The reality of that sentence, literary and otherwise, makes me shudder and cry.
This was less an original story than a book report. The author wants to bring attention to newly translated medieval stories that she feels are as relevant and entertaining as A Thousand and One Nights.
Fair play to her for summarizing, analyzing, and drawing interest towards what sounded like a long story of pain, love, mistakes, overreactions, travel, and magic.
The Other Thea by Theodora Goss ★★★☆☆
This was a very good episode of some show on Nickelodeon. A young witch had her shadow ripped from her by her conservative grandmother to neuter her rebellious urges.
Now a woman, Thea must find her shadow or die.
I’m a big fan of Theodora Goss and I think she did well with this short YA, I’m just not into YA.
Familiaris by Genevieve Valentine ★★ ½ ☆☆
Yes, it absolutely sucked to be a woman in a classic fairytale. You’re damned if you go along, you’re a villain if you show some agency.
A better version of this type of “mixed media” story was The Mere Wife.
My review of The Mere Wife: https://www.goodreads.com/review/show/2545211040?book_show_action=false&from_review_page=1
Badgirl, The Deadman, and The Wheel of Fortune by Cartherynne M. Valente ★★☆☆☆
Devastating story of a little girl sold to a drug dealer by her heroine addict father.
No reprieve.
No happy ending.
Pearl by Aliette de Bodard ★★☆☆☆
“He thinks of the remoras’ hopes for the future, and of the things that parents pass on to their children, and makers to their creations.”
This could have been a charming story of a little robot, built by robots, who becomes a daring explorer and parent to a new generation of artificial intelligence.
But it was weighed down by a negative human POV of greed, selfishness, and ambition.
The choppy time jumps didn’t help either.
The Thousand Eyes by Jeffrey Ford ★☆☆☆☆
Twice I fell asleep reading the first two pages.
Twice.
The third time I gritted my teeth and, two more narcoleptic lapses, finished this thirteen page story in two hours.
You can take your dead Cheers, your whispers, and your paint and shove them up your pen.
Underground by Karin Tidbeck ★☆☆☆☆
After escaping her rapist’s underground dungeon what does Karin Tidbeck think a woman should do?
A) Go seek punishment for her rapist/captor and help for herself
B) Seek self-help
C) Risk her life to help her rapist
Tidbeck chose C which is why I chose one star. No amount of gender power dynamics or good writing could save that choice.

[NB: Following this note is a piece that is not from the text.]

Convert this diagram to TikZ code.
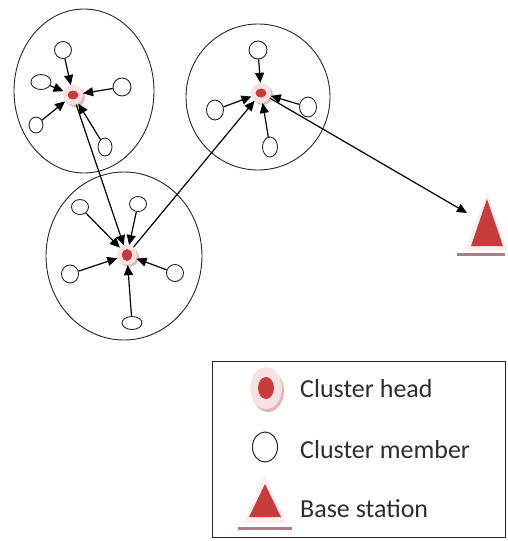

And yes, I did read the authors note.
Yes, I agree the original fairytale was disturbing.
Tidbeck made it worse.
When I Lay Frozen by Margo Lanagan DNF
I wasn’t grasping this story. At first I thought the MC was a spider, which was interesting. But friends comments suggested otherwise so I must have missed quite a lot, lol. Pass.
That’s a wrap! I read 17/18 stories for an average of 3.2.